While she acknowledge the need for standardized testing in order to chart the progress of students she believes the state has “lost its way.”

Coakley said, “[Test] have become an end to themselves.”

She added, “We have to take it back. I will be a governor who will say ‘No.’”

There is technology available for teachers to use to see at what points students becomes “stuck” on a subject and believes that would be better than waiting until a test is administered.

When asked about foreclosure practices, Coakley again noted that national banks and mortgage companies received help but “they caused the problem.”

While foreclosure rates have declined in the Commonwealth, she advised that anyone facing foreclosure to call the state’s HomeCorps program at 617-573-5333 to seek assistance.
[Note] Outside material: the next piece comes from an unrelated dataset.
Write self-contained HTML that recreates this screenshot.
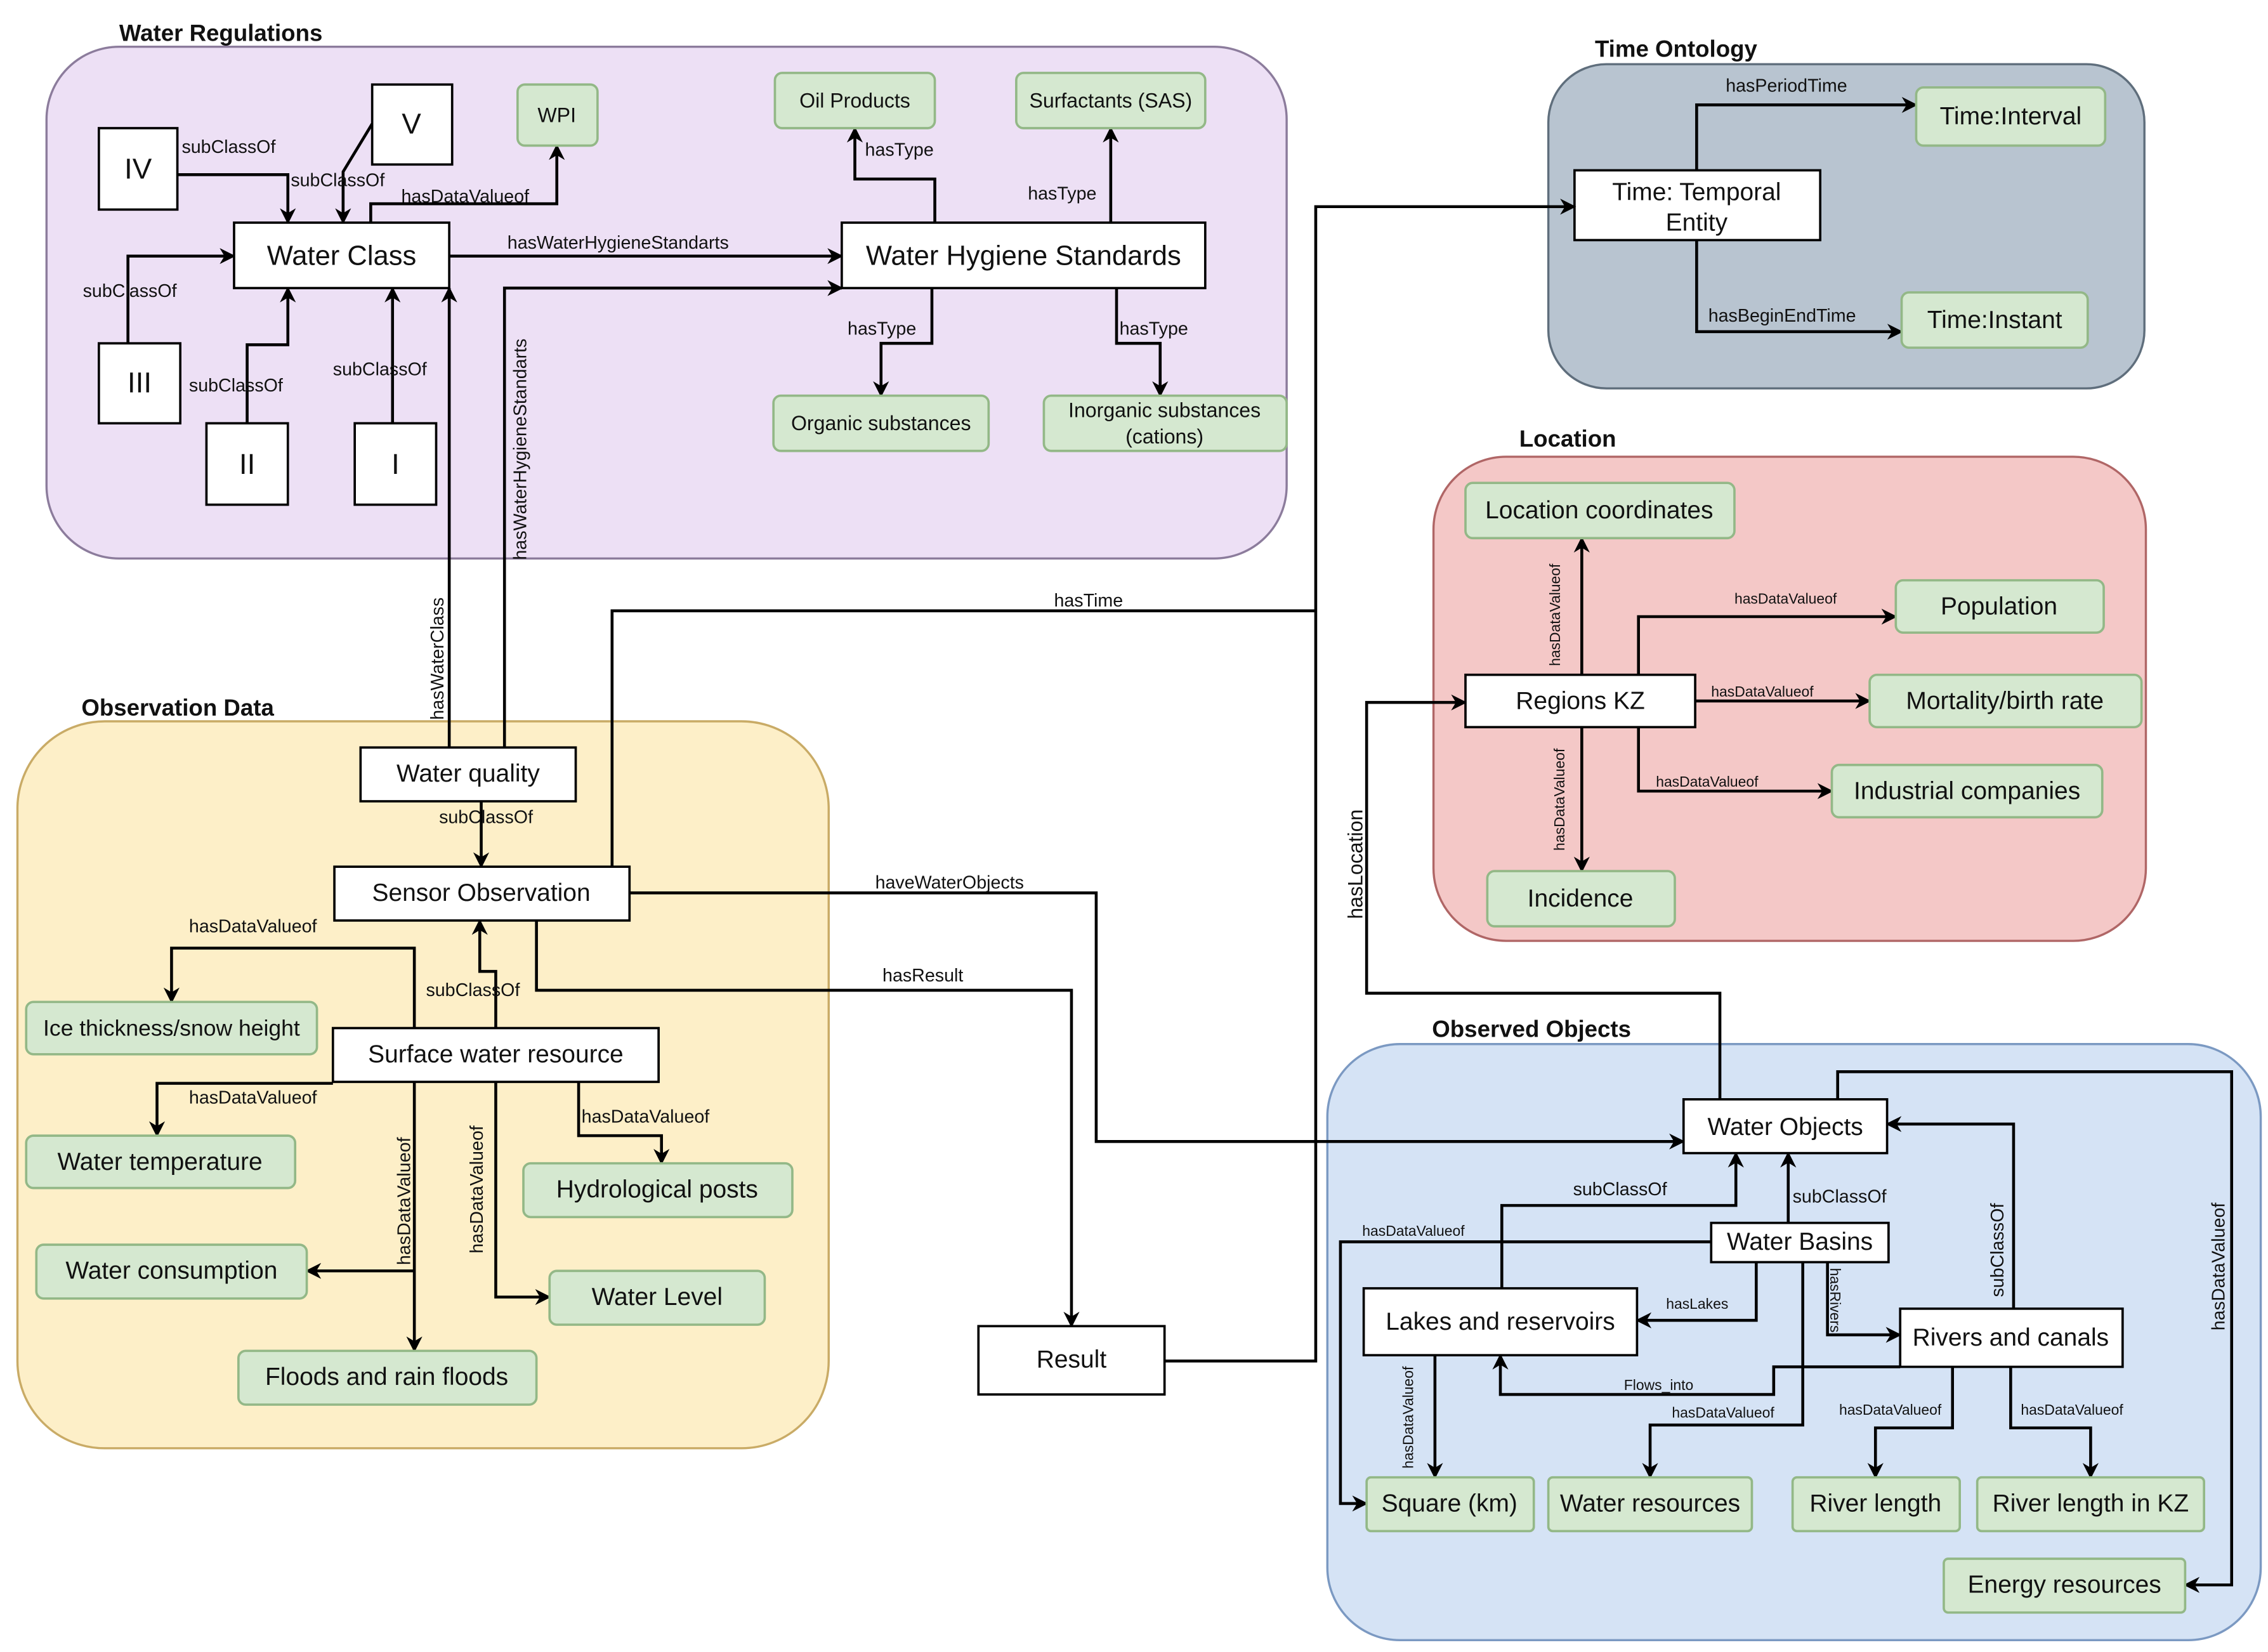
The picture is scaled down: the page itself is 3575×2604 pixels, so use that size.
<!DOCTYPE html>
<html><head><meta charset="utf-8"><style>
html,body{margin:0;padding:0;background:#fff;}
svg{display:block;}
text{font-family:"Liberation Sans",Arial,sans-serif;fill:#111;}
.n{fill:#fff;stroke:#000;stroke-width:1.6;}
.g{fill:#d5e8d0;stroke:#93b887;stroke-width:1.6;}
.t{font-size:17px;text-anchor:middle;dominant-baseline:central;}
.ts{font-size:14px;text-anchor:middle;dominant-baseline:central;}
.l{font-size:12.5px;}
.ls{font-size:10px;}
.h{font-size:16px;font-weight:bold;}
.c{fill:none;stroke:#000;stroke-width:2;marker-end:url(#a);}
</style></head><body>
<svg width="3575" height="2604" viewBox="0 0 1560 1136" xmlns="http://www.w3.org/2000/svg">
<defs><marker id="a" viewBox="0 0 10 10" refX="9" refY="5" markerWidth="5.5" markerHeight="5.5" orient="auto" markerUnits="strokeWidth"><path d="M0,0 L10,5 L0,10 L3,5 Z" fill="#000"/></marker></defs>

<!-- containers -->
<rect x="32" y="32" width="853" height="352" rx="50" fill="#ede0f5" stroke="#8c7c9c" stroke-width="1.5"/>
<text x="82" y="28" class="h">Water Regulations</text>
<rect x="1065" y="44" width="410" height="223" rx="40" fill="#b8c4d0" stroke="#5f6e7c" stroke-width="1.5"/>
<text x="1097" y="39" class="h">Time Ontology</text>
<rect x="986" y="314" width="490" height="333" rx="50" fill="#f4c8c7" stroke="#b06666" stroke-width="1.5"/>
<text x="1045" y="307" class="h">Location</text>
<rect x="12" y="496" width="558" height="500" rx="60" fill="#fdefc8" stroke="#c9ab66" stroke-width="1.5"/>
<text x="56" y="492" class="h">Observation Data</text>
<rect x="913" y="718" width="642" height="410" rx="50" fill="#d5e3f5" stroke="#7b99c2" stroke-width="1.5"/>
<text x="985" y="713" class="h">Observed Objects</text>

<!-- Water regulations connectors -->
<path class="c" d="M122,120 H198 V153"/>
<text x="125" y="105" class="l">subClassOf</text>
<path class="c" d="M256,85 L236,118 V153"/>
<text x="200" y="128" class="l">subClassOf</text>
<path class="c" d="M255,153 V140 H383 V100"/>
<text x="276" y="139" class="l">hasDataValueof</text>
<path class="c" d="M88,236 V176 H161"/>
<text x="57" y="204" class="l">subClassOf</text>
<path class="c" d="M170,291 V237 H198 V198"/>
<text x="130" y="269" class="l">subClassOf</text>
<path class="c" d="M270,291 V198"/>
<text x="229" y="258" class="l">subClassOf</text>
<path class="c" d="M309,176 H579"/>
<text x="349" y="171" class="l">hasWaterHygieneStandarts</text>
<path class="c" d="M643,153 V123 H588 V88"/>
<text x="595" y="107" class="l">hasType</text>
<path class="c" d="M764,153 V88"/>
<text x="707" y="137" class="l">hasType</text>
<path class="c" d="M641,198 V236 H606 V272"/>
<text x="583" y="230" class="l">hasType</text>
<path class="c" d="M768,198 V236 H798 V272"/>
<text x="770" y="230" class="l">hasType</text>
<path class="c" d="M309,515 V198"/>
<text transform="translate(305,495) rotate(-90)" class="l">hasWaterClass</text>
<path class="c" d="M347,515 V198 H579"/>
<text transform="translate(362,385) rotate(-90)" class="l">hasWaterHygieneStandarts</text>

<!-- WR nodes -->
<rect x="68" y="88" width="54" height="56" class="n"/><text x="95" y="116" class="t" style="font-size:20px">IV</text>
<rect x="256" y="58" width="55" height="55" class="n"/><text x="283" y="85" class="t" style="font-size:20px">V</text>
<rect x="68" y="236" width="56" height="55" class="n"/><text x="96" y="263" class="t" style="font-size:20px">III</text>
<rect x="142" y="291" width="56" height="56" class="n"/><text x="170" y="319" class="t" style="font-size:20px">II</text>
<rect x="244" y="291" width="56" height="56" class="n"/><text x="272" y="319" class="t" style="font-size:20px">I</text>
<rect x="161" y="153" width="148" height="45" class="n"/><text x="235" y="176" class="t" style="font-size:19px">Water Class</text>
<rect x="579" y="153" width="250" height="45" class="n"/><text x="704" y="176" class="t" style="font-size:19px">Water Hygiene Standards</text>
<rect x="356" y="58" width="55" height="42" rx="5" class="g"/><text x="383" y="79" class="ts">WPI</text>
<rect x="533" y="50" width="110" height="38" rx="5" class="g"/><text x="588" y="69" class="ts">Oil Products</text>
<rect x="699" y="50" width="130" height="38" rx="5" class="g"/><text x="764" y="69" class="ts">Surfactants (SAS)</text>
<rect x="532" y="272" width="148" height="38" rx="5" class="g"/><text x="606" y="291" class="ts">Organic substances</text>
<rect x="718" y="272" width="167" height="38" rx="5" class="g"/><text x="801" y="282" class="ts">Inorganic substances</text><text x="801" y="300" class="ts">(cations)</text>

<!-- Time ontology -->
<path class="c" d="M1167,117 V72 H1318"/>
<text x="1187" y="63" class="l">hasPeriodTime</text>
<path class="c" d="M1167,165 V228 H1308"/>
<text x="1175" y="221" class="l">hasBeginEndTime</text>
<rect x="1083" y="117" width="169" height="48" class="n"/><text x="1167" y="132" class="t">Time: Temporal</text><text x="1167" y="153" class="t">Entity</text>
<rect x="1318" y="60" width="130" height="40" rx="5" class="g"/><text x="1383" y="80" class="t">Time:Interval</text>
<rect x="1308" y="201" width="128" height="38" rx="5" class="g"/><text x="1372" y="220" class="t">Time:Instant</text>

<!-- cross connectors -->
<path class="c" d="M801,936 H905 V142 H1083"/>
<path fill="none" stroke="#000" stroke-width="2" d="M421,596 V420 H905"/>
<text x="725" y="417" class="l">hasTime</text>
<path class="c" d="M433,614 H754 V785 H1158"/>
<text x="602" y="611" class="l">haveWaterObjects</text>
<path class="c" d="M369,633 V681 H737 V912"/>
<text x="607" y="675" class="l">hasResult</text>
<path class="c" d="M1183,756 V683 H940 V483 H1008"/>
<text transform="translate(937,632) rotate(-90)" class="l" style="font-size:14px">hasLocation</text>

<!-- Location -->
<path class="c" d="M1088,464 V370"/>
<text transform="translate(1073,458) rotate(-90)" class="ls">hasDataValueof</text>
<path class="c" d="M1127,464 V424 H1304"/>
<text x="1193" y="415" class="ls">hasDataValueof</text>
<path class="c" d="M1166,482 H1286"/>
<text x="1177" y="479" class="ls">hasDataValueof</text>
<path class="c" d="M1127,500 V544 H1260"/>
<text x="1139" y="541" class="ls">hasDataValueof</text>
<path class="c" d="M1088,500 V599"/>
<text transform="translate(1076,585) rotate(-90)" class="ls">hasDataValueof</text>
<rect x="1008" y="332" width="185" height="38" rx="5" class="g"/><text x="1100" y="351" class="t">Location coordinates</text>
<rect x="1304" y="399" width="143" height="36" rx="5" class="g"/><text x="1375" y="417" class="t">Population</text>
<rect x="1008" y="464" width="158" height="36" class="n"/><text x="1087" y="482" class="t">Regions KZ</text>
<rect x="1286" y="464" width="187" height="36" rx="5" class="g"/><text x="1379" y="482" class="t">Mortality/birth rate</text>
<rect x="1260" y="526" width="186" height="36" rx="5" class="g"/><text x="1353" y="544" class="t">Industrial companies</text>
<rect x="1023" y="599" width="129" height="38" rx="5" class="g"/><text x="1087" y="618" class="t">Incidence</text>

<!-- Observation data -->
<path class="c" d="M331,551 V596"/>
<text x="302" y="566" class="l">subClassOf</text>
<path class="c" d="M341,707 V668 H330 V633"/>
<text x="293" y="685" class="l">subClassOf</text>
<path class="c" d="M285,707 V652 H118 V689"/>
<text x="130" y="641" class="l">hasDataValueof</text>
<path class="c" d="M229,745 H108 V781"/>
<text x="130" y="759" class="l">hasDataValueof</text>
<path class="c" d="M398,744 V781 H455 V800"/>
<text x="400" y="772" class="l">hasDataValueof</text>
<path class="c" d="M285,744 V929"/>
<path class="c" d="M285,874 H211"/>
<text transform="translate(282,870) rotate(-90)" class="l">hasDataValueof</text>
<path class="c" d="M341,744 V892 H378"/>
<text transform="translate(332,862) rotate(-90)" class="l">hasDataValueof</text>
<rect x="248" y="514" width="148" height="37" class="n"/><text x="322" y="532" class="t">Water quality</text>
<rect x="230" y="596" width="203" height="37" class="n"/><text x="331" y="614" class="t">Sensor Observation</text>
<rect x="18" y="689" width="200" height="36" rx="5" class="g"/><text x="118" y="707" class="t" style="font-size:15.5px">Ice thickness/snow height</text>
<rect x="229" y="707" width="224" height="37" class="n"/><text x="341" y="725" class="t">Surface water resource</text>
<rect x="18" y="781" width="185" height="36" rx="5" class="g"/><text x="110" y="799" class="t">Water temperature</text>
<rect x="360" y="800" width="185" height="37" rx="5" class="g"/><text x="452" y="818" class="t">Hydrological posts</text>
<rect x="25" y="856" width="186" height="37" rx="5" class="g"/><text x="118" y="874" class="t">Water consumption</text>
<rect x="378" y="874" width="148" height="37" rx="5" class="g"/><text x="452" y="892" class="t">Water Level</text>
<rect x="164" y="929" width="205" height="37" rx="5" class="g"/><text x="266" y="947" class="t">Floods and rain floods</text>
<rect x="673" y="912" width="128" height="47" class="n"/><text x="737" y="935" class="t">Result</text>

<!-- Observed objects -->
<path class="c" d="M1033,886 V829 H1194 V793"/>
<text x="1082" y="822" class="l">subClassOf</text>
<path class="c" d="M1230,841 V793"/>
<text x="1233" y="827" class="l">subClassOf</text>
<path class="c" d="M1385,900 V773 H1298"/>
<text transform="translate(1378,892) rotate(-90)" class="l">subClassOf</text>
<path class="c" d="M1264,756 V737 H1535 V1090 H1503"/>
<text transform="translate(1530,915) rotate(-90)" class="l">hasDataValueof</text>
<path class="c" d="M1177,854 H922 V1034 H940"/>
<text x="937" y="850" class="ls">hasDataValueof</text>
<path class="c" d="M1208,868 V908 H1126"/>
<text x="1146" y="900" class="ls">hasLakes</text>
<path class="c" d="M1257,868 V918 H1307"/>
<text transform="translate(1259,872) rotate(90)" class="ls">hasRivers</text>
<path class="c" d="M1240,868 V980 H1135 V1016"/>
<text x="1150" y="975" class="ls">hasDataValueof</text>
<path class="c" d="M1307,940 H1220 V959 H1032 V932"/>
<text x="1117" y="956" class="ls">Flows_into</text>
<path class="c" d="M987,932 V1016"/>
<text transform="translate(972,1010) rotate(-90)" class="ls">hasDataValueof</text>
<path class="c" d="M1343,940 V982 H1290 V1016"/>
<text x="1265" y="973" class="ls">hasDataValueof</text>
<path class="c" d="M1383,940 V982 H1438 V1016"/>
<text x="1390" y="973" class="ls">hasDataValueof</text>
<rect x="1158" y="756" width="140" height="37" class="n"/><text x="1228" y="775" class="t">Water Objects</text>
<rect x="1177" y="841" width="122" height="27" class="n"/><text x="1238" y="854" class="t">Water Basins</text>
<rect x="938" y="886" width="188" height="46" class="n"/><text x="1032" y="909" class="t">Lakes and reservoirs</text>
<rect x="1307" y="900" width="153" height="40" class="n"/><text x="1383" y="920" class="t">Rivers and canals</text>
<rect x="940" y="1016" width="115" height="37" rx="3" class="g"/><text x="997" y="1034" class="t">Square (km)</text>
<rect x="1065" y="1016" width="140" height="37" rx="3" class="g"/><text x="1135" y="1034" class="t">Water resources</text>
<rect x="1233" y="1016" width="115" height="37" rx="3" class="g"/><text x="1290" y="1034" class="t">River length</text>
<rect x="1360" y="1016" width="156" height="37" rx="3" class="g"/><text x="1438" y="1034" class="t">River length in KZ</text>
<rect x="1337" y="1072" width="166" height="37" rx="3" class="g"/><text x="1420" y="1090" class="t">Energy resources</text>
</svg>
</body></html>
She also expressed concern about private for-profit schools – the type that advertise on television putting students in a job in six or 16 weeks she said – that practice predatory lending to students who are not able to find a job with the training they received.

“We need to be careful as we rebuild the economy,” she said.

Another member of audience questioned unemployment rates in the Commonwealth and Coakley noted the rates of joblessness are higher among women and minorities. She believes that a greater use of community colleges and vocational and technical high schools working to fulfill employers’ needs would help lower those rates.

Answering another question she said if elected she would encourage more green energy. She sees the development of more solar energy in the state as a “big economic driver.”

When asked about her support of increasing the state’s minimum wage, Coakley said she favors the proposal in the Senate to raise the minimum to $11 without any ties to the reformation of unemployment insurance.

“They are apples and oranges,” she said of the two issues.

She believes the changes to the minimum age should be made as soon as possible and said that if it not increased by the time she takes office as governor she would make it her “first priority.”